Hanno (Italian, Annone; c. 1510 – 8 June 1516) was the pet white elephant of Pope Leo X (born Giovanni de' Medici), and the subject of the book The Pope's Elephant: An Elephant's Journey from Deep in India to the Heart of Rome by Silvio A. Bedini.

 He was the gift of King Manuel I of Portugal on the Pope's coronation. King Manuel had either received him as a gift from the King of Cochin, or had asked Alfonso d'Albuquerque, his viceroy in India, to purchase him. Hanno was said to be white in colour, and arrived by ship from Lisbon to Rome in 1514, aged about four years, and was kept initially in an enclosure in the Belvedere courtyard, then moved to a specially constructed building between St. Peter's Basilica and the Apostolic Palace, near the Borgo Sant'Angelo (a road in the rione of Borgo). His arrival was commemorated in poetry and art. Pasquale Malaspina wrote:

“ In the Belvedere before the great Pastor

Was conducted the trained elephant

Dancing with such grace and such love

That hardly better would a man have danced:

And then with its trunk such a great noise

It made, that the entire place was deafened:

And stretching itself on the ground to kneel

It then straightened up in reverence to the Pope,

And to his entourage.

Hanno became a great favourite of the papal court and was featured in processions.
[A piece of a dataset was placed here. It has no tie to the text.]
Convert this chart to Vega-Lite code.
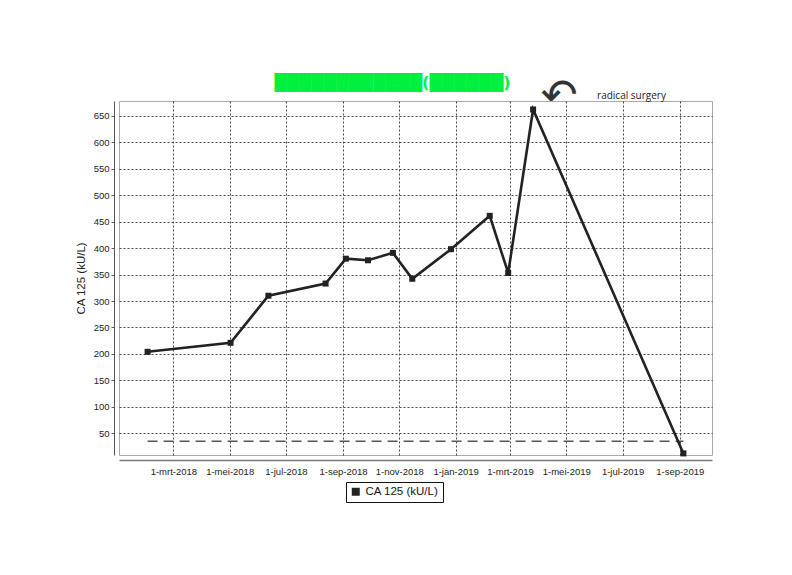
{
  "$schema": "https://vega.github.io/schema/vega-lite/v6.json",
  "width": 593,
  "height": 354,
  "autosize": {"type": "none"},
  "padding": {"left": 119, "top": 101, "right": 80, "bottom": 120},
  "background": "white",
  "title": {
    "text": "████████████(██████)",
    "color": "#00f040",
    "font": "DejaVu Sans",
    "fontSize": 16,
    "anchor": "middle",
    "dx": -23,
    "offset": -16,
    "frame": "group"
  },
  "datasets": {
    "ca125": [
      {"date": "2018-02-01", "value": 204, "series": "CA 125 (kU/L)"},
      {"date": "2018-05-02", "value": 221, "series": "CA 125 (kU/L)"},
      {"date": "2018-06-12", "value": 310, "series": "CA 125 (kU/L)"},
      {"date": "2018-08-13", "value": 333, "series": "CA 125 (kU/L)"},
      {"date": "2018-09-04", "value": 380, "series": "CA 125 (kU/L)"},
      {"date": "2018-09-28", "value": 377, "series": "CA 125 (kU/L)"},
      {"date": "2018-10-25", "value": 391, "series": "CA 125 (kU/L)"},
      {"date": "2018-11-15", "value": 342, "series": "CA 125 (kU/L)"},
      {"date": "2018-12-27", "value": 398, "series": "CA 125 (kU/L)"},
      {"date": "2019-02-07", "value": 461, "series": "CA 125 (kU/L)"},
      {"date": "2019-02-27", "value": 353, "series": "CA 125 (kU/L)"},
      {"date": "2019-03-26", "value": 662, "series": "CA 125 (kU/L)"},
      {"date": "2019-09-05", "value": 12, "series": "CA 125 (kU/L)"}
    ],
    "reference": [
      {"date": "2018-02-01", "value": 35},
      {"date": "2019-09-05", "value": 35}
    ],
    "notes": [
      {"date": "2019-03-26", "value": 662, "note": "radical surgery", "arrow": "↶"}
    ]
  },
  "encoding": {
    "x": {
      "field": "date",
      "type": "temporal",
      "scale": {
        "type": "utc",
        "domain": [
          {"year": 2018, "month": "jan", "date": 1, "utc": true},
          {"year": 2019, "month": "oct", "date": 6, "utc": true}
        ],
        "nice": false
      },
      "axis": {
        "title": null,
        "values": [
          {"year": 2018, "month": "mar", "date": 1, "utc": true},
          {"year": 2018, "month": "may", "date": 1, "utc": true},
          {"year": 2018, "month": "jul", "date": 1, "utc": true},
          {"year": 2018, "month": "sep", "date": 1, "utc": true},
          {"year": 2018, "month": "nov", "date": 1, "utc": true},
          {"year": 2019, "month": "jan", "date": 1, "utc": true},
          {"year": 2019, "month": "mar", "date": 1, "utc": true},
          {"year": 2019, "month": "may", "date": 1, "utc": true},
          {"year": 2019, "month": "jul", "date": 1, "utc": true},
          {"year": 2019, "month": "sep", "date": 1, "utc": true}
        ],
        "labelExpr": "utcdate(datum.value) + '-' + ['jan','feb','mrt','apr','mei','jun','jul','aug','sep','okt','nov','dec'][utcmonth(datum.value)] + '-' + utcyear(datum.value)",
        "offset": 5,
        "ticks": false,
        "labelPadding": 6,
        "domainColor": "#777",
        "domainWidth": 1.5,
        "labelFontSize": 9.5,
        "labelOverlap": false,
        "grid": true
      }
    },
    "y": {
      "field": "value",
      "type": "quantitative",
      "scale": {"domain": [9, 678], "nice": false, "zero": false},
      "axis": {
        "title": "CA 125 (kU/L)",
        "values": [50, 100, 150, 200, 250, 300, 350, 400, 450, 500, 550, 600, 650],
        "offset": 5,
        "tickSize": 3,
        "labelPadding": 2,
        "titlePadding": 7,
        "titleFontSize": 11.5,
        "titleFontWeight": "normal",
        "labelFontSize": 9.5,
        "domainColor": "#555",
        "tickColor": "#555",
        "grid": true
      }
    }
  },
  "layer": [
    {
      "data": {"name": "reference"},
      "mark": {"type": "line", "color": "#555", "strokeWidth": 1.3, "strokeDash": [10, 6]}
    },
    {
      "data": {"name": "ca125"},
      "mark": {"type": "line", "color": "#222", "strokeWidth": 2.6}
    },
    {
      "data": {"name": "ca125"},
      "mark": {"type": "point", "shape": "square", "filled": true, "size": 36, "opacity": 1},
      "encoding": {
        "color": {
          "field": "series",
          "type": "nominal",
          "scale": {"range": ["#222"]},
          "legend": {
            "title": null,
            "orient": "none",
            "legendX": 227,
            "legendY": 381,
            "symbolType": "square",
            "symbolSize": 64,
            "symbolOpacity": 1,
            "labelFontSize": 11.5,
            "labelFont": "Liberation Sans",
            "labelColor": "#111",
            "strokeColor": "#111",
            "padding": 4,
            "labelOffset": 4
          }
        }
      }
    },
    {
      "data": {"name": "notes"},
      "mark": {"type": "text", "align": "left", "baseline": "middle", "dx": 64, "dy": -13, "font": "Open Sans", "fontSize": 10, "color": "#222"},
      "encoding": {"text": {"field": "note"}}
    },
    {
      "data": {"name": "notes"},
      "mark": {"type": "text", "align": "center", "baseline": "middle", "dx": 26, "dy": -12, "font": "DejaVu Sans", "fontSize": 44, "color": "#333"},
      "encoding": {"text": {"field": "arrow"}}
    }
  ],
  "config": {
    "font": "Liberation Sans",
    "view": {"stroke": "#aaa", "strokeWidth": 1},
    "axis": {
      "labelFont": "Liberation Sans",
      "titleFont": "Liberation Sans",
      "labelColor": "#222",
      "titleColor": "#222",
      "gridColor": "#333",
      "gridDash": [2, 2],
      "gridWidth": 1,
      "gridOpacity": 0.9
    }
  }
}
Two years after he came to Rome, he fell ill suddenly, was given a purgative, and died on 8 June 1516, with the pope at his side. Hanno was interred in the Cortile del Belvedere at the age of seven.

The artist Raffaello Santi designed a memorial fresco (which does not survive), and the Pope himself composed the epitaph:

“ Under this great hill I lie buried

Mighty elephant which the King Manuel

Having conquered the Orient

Sent as captive to Pope Leo X.

At which the Roman people marvelled, --

A beast not seen for a long time,

And in my brutish breast they perceived human feelings.
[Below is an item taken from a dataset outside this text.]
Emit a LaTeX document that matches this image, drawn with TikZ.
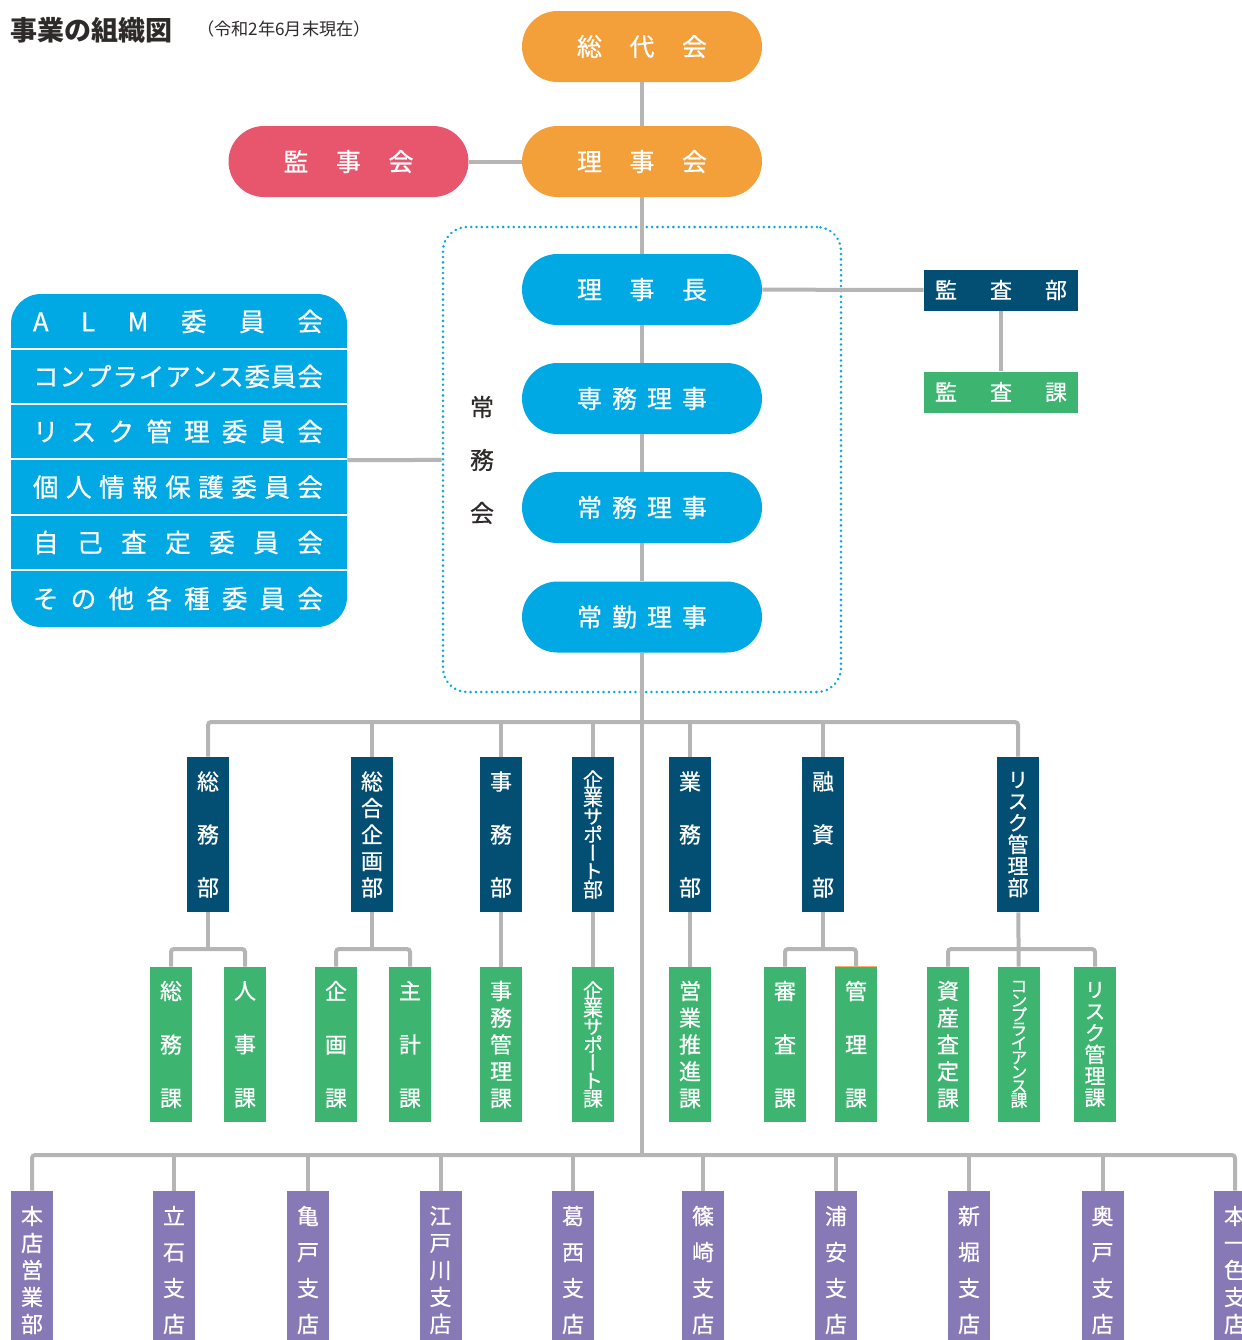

Fate envied me my residence in the blessed Latium

And had not the patience to let me serve my master a full three years.

But I wish, oh gods, that the time which Nature would have assigned to me,

and Destiny stole away,

You will add to the life of the great Leo.

He lived seven years

He died of angina

He measured twelve palms in height.

Giovanni Battista Branconio dell'Aquila

Privy chamberlain to the pope

And provost of the custody of the elephant,

Has erected this in 1516, the 8th of June,

In the fourth year of the pontificate of Leo X.

That which Nature has stolen away

Raphael of Urbino with his art has restored. ”

 

Hanno was also the subject of a satirical pamphlet by Pietro Aretino entitled "The Last Will and Testament of the Elephant Hanno." The fictitious will cleverly mocked the leading political and religious figures of Rome at the time, including Pope Leo X himself. The pamphlet was such a success that it kickstarted Aretino's career and established him as a famous satirist, ultimately known as "the Scourge of Princes."

There are four sketches of Hanno, done in life with red chalk, in the collection of the Ashmolean Museum at Oxford.

Hanno's story is told at some length in Robert Greene's The 48 Laws of Power in a section entitled "Enter Action with Boldness." Greene claims that Aretino's audacious move to satirize Pope Leo's sacred pet was responsible for the author's rise to literary infamy.